A Saab tem procurado destacar-se precisamente neste ponto, através da oferta de parcerias industriais com transferência de tecnologia. Um exemplo paradigmático é o contrato assinado com o Brasil em 2014, que previa a venda de 36 aeronaves Gripen. A colaboração com a Embraer resultou na instalação de uma linha de montagem local, com forte envolvimento de técnicos e engenheiros brasileiros na produção das aeronaves.

Este modelo de cooperação pode beneficiar o chamado cluster aeronáutico português, caso Portugal opte pela proposta sueca. A Saab tem-se mostrado disponível para replicar este modelo de parceria em novos contratos, o que pode funcionar como argumento decisivo para Lisboa.

Gripen vs. F-35: vantagens e limitações
O JAS 39 Gripen é um caça multifunções da geração 4.5, destacando-se pela sua elevada versatilidade, custos de aquisição e operação mais baixos, e por um avançado sistema de guerra eletrónica. A aeronave pode transportar mísseis com alcance até 200 quilómetros e apresenta uma forte relação custo-benefício quando comparada com os F-35, cuja tecnologia furtiva os torna praticamente invisíveis aos radares, sendo uma plataforma de quinta geração.

Apesar disso, o Gripen também apresenta fragilidades. Cerca de um terço dos seus componentes provêm de empresas norte-americanas, incluindo o motor — fabricado pela General Electric — o que poderá expô-lo a eventuais restrições de exportação dos EUA, especialmente num cenário de tensões políticas ou comerciais.

Até ao momento Ministério da Defesa não confirmou oficialmente as negociações com a Saab. O silêncio do Governo mantém em aberto todas as hipóteses, numa altura em que as decisões sobre a modernização da Força Aérea portuguesa entram numa fase crítica.

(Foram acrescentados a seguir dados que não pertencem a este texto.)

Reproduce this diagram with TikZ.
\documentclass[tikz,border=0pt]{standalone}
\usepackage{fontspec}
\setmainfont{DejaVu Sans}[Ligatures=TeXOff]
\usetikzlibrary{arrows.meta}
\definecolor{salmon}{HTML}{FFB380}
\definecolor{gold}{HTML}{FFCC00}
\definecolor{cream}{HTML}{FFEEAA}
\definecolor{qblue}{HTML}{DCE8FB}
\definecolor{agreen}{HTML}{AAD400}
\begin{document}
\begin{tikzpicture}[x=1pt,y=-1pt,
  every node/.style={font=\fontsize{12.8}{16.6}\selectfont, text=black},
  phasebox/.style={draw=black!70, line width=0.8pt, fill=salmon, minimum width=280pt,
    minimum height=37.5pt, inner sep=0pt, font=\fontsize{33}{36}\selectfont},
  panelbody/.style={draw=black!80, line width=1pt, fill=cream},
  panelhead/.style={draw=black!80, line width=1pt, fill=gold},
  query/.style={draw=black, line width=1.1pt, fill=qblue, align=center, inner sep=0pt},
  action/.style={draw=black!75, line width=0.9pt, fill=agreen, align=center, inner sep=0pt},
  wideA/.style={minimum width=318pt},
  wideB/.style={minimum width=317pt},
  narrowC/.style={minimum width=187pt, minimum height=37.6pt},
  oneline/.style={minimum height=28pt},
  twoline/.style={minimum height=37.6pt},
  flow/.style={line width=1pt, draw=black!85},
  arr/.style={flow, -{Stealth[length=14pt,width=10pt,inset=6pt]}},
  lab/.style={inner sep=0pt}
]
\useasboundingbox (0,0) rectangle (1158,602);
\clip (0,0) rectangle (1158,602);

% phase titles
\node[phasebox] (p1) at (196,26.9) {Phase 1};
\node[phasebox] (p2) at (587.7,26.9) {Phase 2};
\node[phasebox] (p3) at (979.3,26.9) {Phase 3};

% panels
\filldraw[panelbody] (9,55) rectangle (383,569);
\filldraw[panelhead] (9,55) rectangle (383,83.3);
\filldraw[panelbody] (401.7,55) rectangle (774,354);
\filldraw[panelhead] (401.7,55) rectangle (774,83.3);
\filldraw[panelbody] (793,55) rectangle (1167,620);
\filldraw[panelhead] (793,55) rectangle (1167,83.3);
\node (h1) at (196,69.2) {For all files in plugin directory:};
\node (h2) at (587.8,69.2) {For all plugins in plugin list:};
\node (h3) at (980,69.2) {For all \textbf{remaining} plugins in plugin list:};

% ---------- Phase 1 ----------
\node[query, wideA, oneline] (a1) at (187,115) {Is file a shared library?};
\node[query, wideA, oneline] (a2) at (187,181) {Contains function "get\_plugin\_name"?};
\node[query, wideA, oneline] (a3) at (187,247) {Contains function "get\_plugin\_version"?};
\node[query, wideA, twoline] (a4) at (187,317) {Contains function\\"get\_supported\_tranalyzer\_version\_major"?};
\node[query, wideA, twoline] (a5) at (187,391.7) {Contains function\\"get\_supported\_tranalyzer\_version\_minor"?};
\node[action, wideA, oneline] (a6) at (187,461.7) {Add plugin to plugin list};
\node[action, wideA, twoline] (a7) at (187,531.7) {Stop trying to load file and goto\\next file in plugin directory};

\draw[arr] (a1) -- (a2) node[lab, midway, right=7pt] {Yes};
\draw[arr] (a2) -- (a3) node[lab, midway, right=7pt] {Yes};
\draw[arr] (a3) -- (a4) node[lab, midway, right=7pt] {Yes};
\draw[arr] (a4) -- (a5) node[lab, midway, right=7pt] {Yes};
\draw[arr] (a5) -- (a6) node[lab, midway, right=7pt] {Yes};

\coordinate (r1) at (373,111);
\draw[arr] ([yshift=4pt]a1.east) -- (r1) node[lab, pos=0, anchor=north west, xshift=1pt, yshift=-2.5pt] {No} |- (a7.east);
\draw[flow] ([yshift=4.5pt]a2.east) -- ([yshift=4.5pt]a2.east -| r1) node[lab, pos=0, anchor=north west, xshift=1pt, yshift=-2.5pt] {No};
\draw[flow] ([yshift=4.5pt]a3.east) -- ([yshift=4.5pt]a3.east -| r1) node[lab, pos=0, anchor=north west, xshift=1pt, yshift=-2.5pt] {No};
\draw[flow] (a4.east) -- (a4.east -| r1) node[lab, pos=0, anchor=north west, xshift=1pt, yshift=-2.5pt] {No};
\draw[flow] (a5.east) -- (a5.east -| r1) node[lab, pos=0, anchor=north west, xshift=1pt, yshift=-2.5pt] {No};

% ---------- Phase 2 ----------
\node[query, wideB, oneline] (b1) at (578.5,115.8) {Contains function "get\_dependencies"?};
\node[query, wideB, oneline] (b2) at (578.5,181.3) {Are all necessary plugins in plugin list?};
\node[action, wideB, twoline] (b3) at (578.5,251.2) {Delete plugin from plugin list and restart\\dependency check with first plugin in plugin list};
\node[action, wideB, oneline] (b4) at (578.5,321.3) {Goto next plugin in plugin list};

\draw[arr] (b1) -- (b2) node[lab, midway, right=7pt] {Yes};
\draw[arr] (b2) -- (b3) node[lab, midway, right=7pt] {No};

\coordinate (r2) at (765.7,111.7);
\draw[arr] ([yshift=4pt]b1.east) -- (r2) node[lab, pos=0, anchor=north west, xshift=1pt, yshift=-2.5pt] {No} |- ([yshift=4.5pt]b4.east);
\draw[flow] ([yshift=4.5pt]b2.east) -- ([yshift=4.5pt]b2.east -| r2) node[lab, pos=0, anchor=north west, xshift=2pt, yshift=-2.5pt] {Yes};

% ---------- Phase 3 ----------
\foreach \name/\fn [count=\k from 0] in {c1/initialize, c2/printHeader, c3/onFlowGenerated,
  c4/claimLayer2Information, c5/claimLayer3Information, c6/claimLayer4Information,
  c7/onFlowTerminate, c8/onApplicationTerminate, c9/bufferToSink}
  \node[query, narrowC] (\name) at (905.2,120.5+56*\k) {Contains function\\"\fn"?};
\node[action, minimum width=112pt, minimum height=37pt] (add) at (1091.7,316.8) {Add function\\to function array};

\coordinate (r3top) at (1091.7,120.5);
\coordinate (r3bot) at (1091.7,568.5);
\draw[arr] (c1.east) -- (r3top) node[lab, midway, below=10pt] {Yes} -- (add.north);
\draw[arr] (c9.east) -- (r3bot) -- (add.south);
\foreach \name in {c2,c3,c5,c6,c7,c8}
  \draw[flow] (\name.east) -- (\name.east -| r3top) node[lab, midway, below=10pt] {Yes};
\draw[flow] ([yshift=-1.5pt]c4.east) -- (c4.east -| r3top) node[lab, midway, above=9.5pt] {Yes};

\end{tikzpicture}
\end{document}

Ao mesmo tempo, outros países aliados da NATO, como o Canadá, também têm ponderado a aquisição de caças europeus, após episódios de tensão diplomática com os EUA, como as tarifas aduaneiras de 25% impostas por Donald Trump e declarações controversas sobre a soberania canadiana.

A decisão portuguesa sobre os caças que substituirão os F-16 poderá, assim, marcar um ponto de viragem na política de defesa nacional e no alinhamento estratégico do país face aos seus parceiros internacionais.